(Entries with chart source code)
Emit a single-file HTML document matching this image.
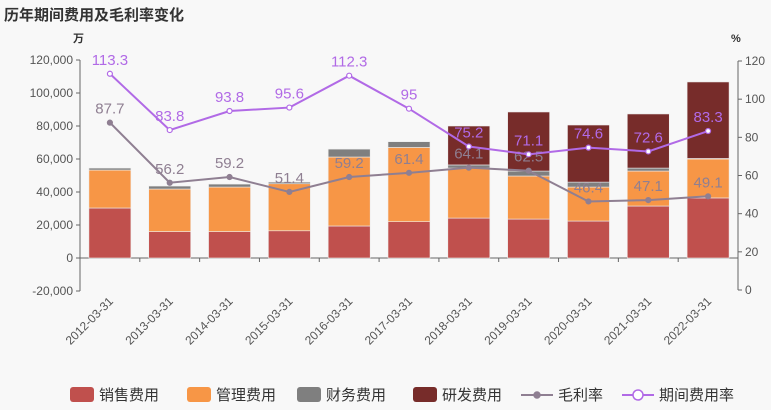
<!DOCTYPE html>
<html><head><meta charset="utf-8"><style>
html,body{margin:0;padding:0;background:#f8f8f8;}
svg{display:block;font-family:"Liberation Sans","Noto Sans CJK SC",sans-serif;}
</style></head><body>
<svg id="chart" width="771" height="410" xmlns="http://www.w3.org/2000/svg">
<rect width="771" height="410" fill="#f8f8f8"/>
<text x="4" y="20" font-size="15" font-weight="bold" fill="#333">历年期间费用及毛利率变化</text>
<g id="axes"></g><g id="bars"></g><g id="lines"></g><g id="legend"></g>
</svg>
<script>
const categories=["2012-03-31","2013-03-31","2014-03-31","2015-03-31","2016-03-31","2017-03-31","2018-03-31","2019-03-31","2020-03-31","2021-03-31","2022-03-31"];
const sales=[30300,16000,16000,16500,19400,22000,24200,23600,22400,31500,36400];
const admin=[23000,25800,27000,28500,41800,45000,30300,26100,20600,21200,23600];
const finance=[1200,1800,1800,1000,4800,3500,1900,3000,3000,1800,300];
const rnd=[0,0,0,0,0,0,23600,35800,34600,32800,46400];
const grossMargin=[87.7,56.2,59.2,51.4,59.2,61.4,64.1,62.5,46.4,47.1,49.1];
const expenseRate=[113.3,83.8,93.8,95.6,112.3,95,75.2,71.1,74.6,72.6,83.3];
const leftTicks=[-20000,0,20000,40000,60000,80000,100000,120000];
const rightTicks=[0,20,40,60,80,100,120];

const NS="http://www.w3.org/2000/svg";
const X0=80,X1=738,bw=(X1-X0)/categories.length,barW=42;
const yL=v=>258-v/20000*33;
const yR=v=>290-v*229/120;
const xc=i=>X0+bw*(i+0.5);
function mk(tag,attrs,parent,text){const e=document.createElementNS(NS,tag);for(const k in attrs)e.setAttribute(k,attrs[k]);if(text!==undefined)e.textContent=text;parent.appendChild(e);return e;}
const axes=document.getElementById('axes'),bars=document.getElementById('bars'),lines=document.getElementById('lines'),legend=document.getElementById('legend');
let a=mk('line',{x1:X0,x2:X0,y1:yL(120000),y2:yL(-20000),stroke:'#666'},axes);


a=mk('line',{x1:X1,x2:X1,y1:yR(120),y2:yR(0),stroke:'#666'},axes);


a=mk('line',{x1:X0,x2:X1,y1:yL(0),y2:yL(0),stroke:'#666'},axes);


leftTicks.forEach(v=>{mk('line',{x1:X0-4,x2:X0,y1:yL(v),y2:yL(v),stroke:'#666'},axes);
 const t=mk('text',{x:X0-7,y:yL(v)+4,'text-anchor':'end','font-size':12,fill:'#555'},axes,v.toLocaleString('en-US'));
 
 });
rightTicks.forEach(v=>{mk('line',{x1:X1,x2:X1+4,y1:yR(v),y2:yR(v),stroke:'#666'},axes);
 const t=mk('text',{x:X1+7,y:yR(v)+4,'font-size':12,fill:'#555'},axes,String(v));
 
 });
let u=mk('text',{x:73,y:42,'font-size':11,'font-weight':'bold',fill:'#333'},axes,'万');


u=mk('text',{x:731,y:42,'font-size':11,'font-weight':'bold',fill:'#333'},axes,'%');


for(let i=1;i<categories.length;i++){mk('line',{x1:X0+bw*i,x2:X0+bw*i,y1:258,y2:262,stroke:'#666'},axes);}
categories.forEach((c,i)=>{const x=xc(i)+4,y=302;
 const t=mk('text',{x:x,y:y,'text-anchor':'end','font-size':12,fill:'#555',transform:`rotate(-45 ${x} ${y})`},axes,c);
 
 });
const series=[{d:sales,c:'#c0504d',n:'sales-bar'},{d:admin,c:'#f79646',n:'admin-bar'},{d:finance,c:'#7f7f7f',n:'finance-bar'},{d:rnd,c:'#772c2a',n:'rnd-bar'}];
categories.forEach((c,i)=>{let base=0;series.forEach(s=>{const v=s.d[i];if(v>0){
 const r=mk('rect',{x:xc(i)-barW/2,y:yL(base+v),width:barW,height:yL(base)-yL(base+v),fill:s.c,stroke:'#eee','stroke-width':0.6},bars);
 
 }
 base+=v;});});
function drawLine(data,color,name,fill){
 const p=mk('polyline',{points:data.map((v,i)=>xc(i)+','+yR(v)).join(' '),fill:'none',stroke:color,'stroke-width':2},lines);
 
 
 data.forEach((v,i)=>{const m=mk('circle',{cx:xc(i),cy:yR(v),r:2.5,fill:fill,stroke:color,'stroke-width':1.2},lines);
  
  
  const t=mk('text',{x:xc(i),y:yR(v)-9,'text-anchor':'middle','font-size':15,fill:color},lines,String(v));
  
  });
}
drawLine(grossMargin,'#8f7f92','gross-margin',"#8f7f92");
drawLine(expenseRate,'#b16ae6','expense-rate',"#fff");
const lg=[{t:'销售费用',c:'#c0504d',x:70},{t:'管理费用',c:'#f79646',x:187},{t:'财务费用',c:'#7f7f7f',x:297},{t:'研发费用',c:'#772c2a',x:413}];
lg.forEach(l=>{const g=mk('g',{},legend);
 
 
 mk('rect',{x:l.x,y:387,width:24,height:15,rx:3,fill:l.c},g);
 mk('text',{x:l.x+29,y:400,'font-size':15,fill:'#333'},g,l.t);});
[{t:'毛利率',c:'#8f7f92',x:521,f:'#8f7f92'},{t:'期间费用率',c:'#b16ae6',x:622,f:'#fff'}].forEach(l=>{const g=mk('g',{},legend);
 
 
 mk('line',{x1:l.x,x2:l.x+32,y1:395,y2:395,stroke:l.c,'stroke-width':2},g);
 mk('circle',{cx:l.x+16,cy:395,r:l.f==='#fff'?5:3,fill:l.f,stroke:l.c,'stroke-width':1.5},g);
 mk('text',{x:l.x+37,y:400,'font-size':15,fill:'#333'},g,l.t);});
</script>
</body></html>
...
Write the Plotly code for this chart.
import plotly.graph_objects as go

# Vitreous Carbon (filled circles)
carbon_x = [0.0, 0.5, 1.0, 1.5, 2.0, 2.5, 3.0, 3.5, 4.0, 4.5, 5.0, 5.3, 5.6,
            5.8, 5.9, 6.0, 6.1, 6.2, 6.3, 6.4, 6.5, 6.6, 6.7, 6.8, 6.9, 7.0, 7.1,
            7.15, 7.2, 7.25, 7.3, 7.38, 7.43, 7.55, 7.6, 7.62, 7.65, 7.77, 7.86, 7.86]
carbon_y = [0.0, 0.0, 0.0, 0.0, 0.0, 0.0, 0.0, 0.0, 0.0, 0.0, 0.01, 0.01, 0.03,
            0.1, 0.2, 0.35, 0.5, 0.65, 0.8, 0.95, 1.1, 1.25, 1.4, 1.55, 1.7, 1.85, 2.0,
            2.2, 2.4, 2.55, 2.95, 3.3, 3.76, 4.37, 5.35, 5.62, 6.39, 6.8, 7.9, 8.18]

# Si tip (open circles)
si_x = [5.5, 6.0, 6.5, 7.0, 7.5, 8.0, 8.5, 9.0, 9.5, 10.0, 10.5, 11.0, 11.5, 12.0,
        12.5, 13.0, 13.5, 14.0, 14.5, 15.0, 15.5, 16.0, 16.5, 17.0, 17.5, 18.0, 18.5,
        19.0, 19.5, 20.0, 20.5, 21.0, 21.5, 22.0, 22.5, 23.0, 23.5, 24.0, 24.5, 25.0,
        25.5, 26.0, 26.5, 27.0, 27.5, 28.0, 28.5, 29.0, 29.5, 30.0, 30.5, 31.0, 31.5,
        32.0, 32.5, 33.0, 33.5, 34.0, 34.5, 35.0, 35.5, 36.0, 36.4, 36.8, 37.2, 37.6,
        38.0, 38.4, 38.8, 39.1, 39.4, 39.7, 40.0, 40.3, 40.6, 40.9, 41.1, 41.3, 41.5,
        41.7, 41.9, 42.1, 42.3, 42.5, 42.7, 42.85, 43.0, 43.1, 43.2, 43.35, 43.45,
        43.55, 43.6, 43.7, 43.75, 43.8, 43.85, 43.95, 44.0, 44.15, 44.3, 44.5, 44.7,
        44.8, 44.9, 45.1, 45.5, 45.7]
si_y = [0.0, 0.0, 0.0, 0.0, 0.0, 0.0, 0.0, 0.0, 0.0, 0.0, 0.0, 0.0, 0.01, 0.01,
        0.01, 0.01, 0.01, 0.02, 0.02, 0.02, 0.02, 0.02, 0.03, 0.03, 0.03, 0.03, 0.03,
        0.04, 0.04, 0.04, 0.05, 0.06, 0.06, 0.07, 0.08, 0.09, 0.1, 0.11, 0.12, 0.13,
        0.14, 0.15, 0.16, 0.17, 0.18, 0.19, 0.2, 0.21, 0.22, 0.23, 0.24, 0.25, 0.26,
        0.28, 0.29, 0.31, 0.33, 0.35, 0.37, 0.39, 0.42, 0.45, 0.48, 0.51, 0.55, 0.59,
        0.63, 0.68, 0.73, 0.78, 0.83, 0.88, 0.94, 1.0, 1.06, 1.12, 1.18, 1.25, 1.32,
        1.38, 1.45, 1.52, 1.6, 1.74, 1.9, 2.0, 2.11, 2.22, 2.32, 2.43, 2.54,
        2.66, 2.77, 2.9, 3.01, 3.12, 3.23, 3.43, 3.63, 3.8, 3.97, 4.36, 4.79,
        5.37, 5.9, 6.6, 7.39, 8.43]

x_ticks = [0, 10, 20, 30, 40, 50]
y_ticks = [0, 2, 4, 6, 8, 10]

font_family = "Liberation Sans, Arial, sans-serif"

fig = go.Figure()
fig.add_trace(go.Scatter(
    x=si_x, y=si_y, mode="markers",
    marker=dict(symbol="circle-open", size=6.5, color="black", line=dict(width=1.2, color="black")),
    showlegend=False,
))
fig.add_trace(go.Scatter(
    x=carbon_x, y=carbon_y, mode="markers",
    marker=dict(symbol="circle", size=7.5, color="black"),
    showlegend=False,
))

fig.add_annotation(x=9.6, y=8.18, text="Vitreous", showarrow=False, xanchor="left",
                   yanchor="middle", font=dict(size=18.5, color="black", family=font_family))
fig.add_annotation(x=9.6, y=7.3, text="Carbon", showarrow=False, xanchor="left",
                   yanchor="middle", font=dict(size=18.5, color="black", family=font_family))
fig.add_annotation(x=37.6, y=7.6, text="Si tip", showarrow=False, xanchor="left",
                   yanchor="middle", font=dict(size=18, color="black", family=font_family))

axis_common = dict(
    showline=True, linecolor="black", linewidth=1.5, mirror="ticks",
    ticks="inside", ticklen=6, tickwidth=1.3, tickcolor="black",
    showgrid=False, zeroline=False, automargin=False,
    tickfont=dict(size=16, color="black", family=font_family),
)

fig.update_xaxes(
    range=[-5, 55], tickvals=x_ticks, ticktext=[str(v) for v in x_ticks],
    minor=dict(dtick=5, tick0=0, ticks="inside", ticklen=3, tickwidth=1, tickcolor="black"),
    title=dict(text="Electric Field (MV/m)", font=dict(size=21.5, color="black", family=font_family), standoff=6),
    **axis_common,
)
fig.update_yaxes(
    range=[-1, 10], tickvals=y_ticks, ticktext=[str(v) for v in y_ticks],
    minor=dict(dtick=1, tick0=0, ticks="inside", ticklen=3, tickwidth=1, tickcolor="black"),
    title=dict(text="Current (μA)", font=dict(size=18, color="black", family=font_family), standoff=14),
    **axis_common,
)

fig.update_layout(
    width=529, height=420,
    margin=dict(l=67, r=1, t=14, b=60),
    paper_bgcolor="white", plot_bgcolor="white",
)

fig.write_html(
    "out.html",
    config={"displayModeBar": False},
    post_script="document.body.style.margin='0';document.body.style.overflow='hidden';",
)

▶ _WHAT IS NEEDED_: Return the material from the line containing "Emit a single-file" through the line containing "const rightTicks=[0,20,40,60,80,100,120];", exactly and in full, but without its pictures.

▶ _COMPLETE ANSWER_:
Emit a single-file HTML document matching this image.
<!DOCTYPE html>
<html><head><meta charset="utf-8"><style>
html,body{margin:0;padding:0;background:#f8f8f8;}
svg{display:block;font-family:"Liberation Sans","Noto Sans CJK SC",sans-serif;}
</style></head><body>
<svg id="chart" width="771" height="410" xmlns="http://www.w3.org/2000/svg">
<rect width="771" height="410" fill="#f8f8f8"/>
<text x="4" y="20" font-size="15" font-weight="bold" fill="#333">历年期间费用及毛利率变化</text>
<g id="axes"></g><g id="bars"></g><g id="lines"></g><g id="legend"></g>
</svg>
<script>
const categories=["2012-03-31","2013-03-31","2014-03-31","2015-03-31","2016-03-31","2017-03-31","2018-03-31","2019-03-31","2020-03-31","2021-03-31","2022-03-31"];
const sales=[30300,16000,16000,16500,19400,22000,24200,23600,22400,31500,36400];
const admin=[23000,25800,27000,28500,41800,45000,30300,26100,20600,21200,23600];
const finance=[1200,1800,1800,1000,4800,3500,1900,3000,3000,1800,300];
const rnd=[0,0,0,0,0,0,23600,35800,34600,32800,46400];
const grossMargin=[87.7,56.2,59.2,51.4,59.2,61.4,64.1,62.5,46.4,47.1,49.1];
const expenseRate=[113.3,83.8,93.8,95.6,112.3,95,75.2,71.1,74.6,72.6,83.3];
const leftTicks=[-20000,0,20000,40000,60000,80000,100000,120000];
const rightTicks=[0,20,40,60,80,100,120];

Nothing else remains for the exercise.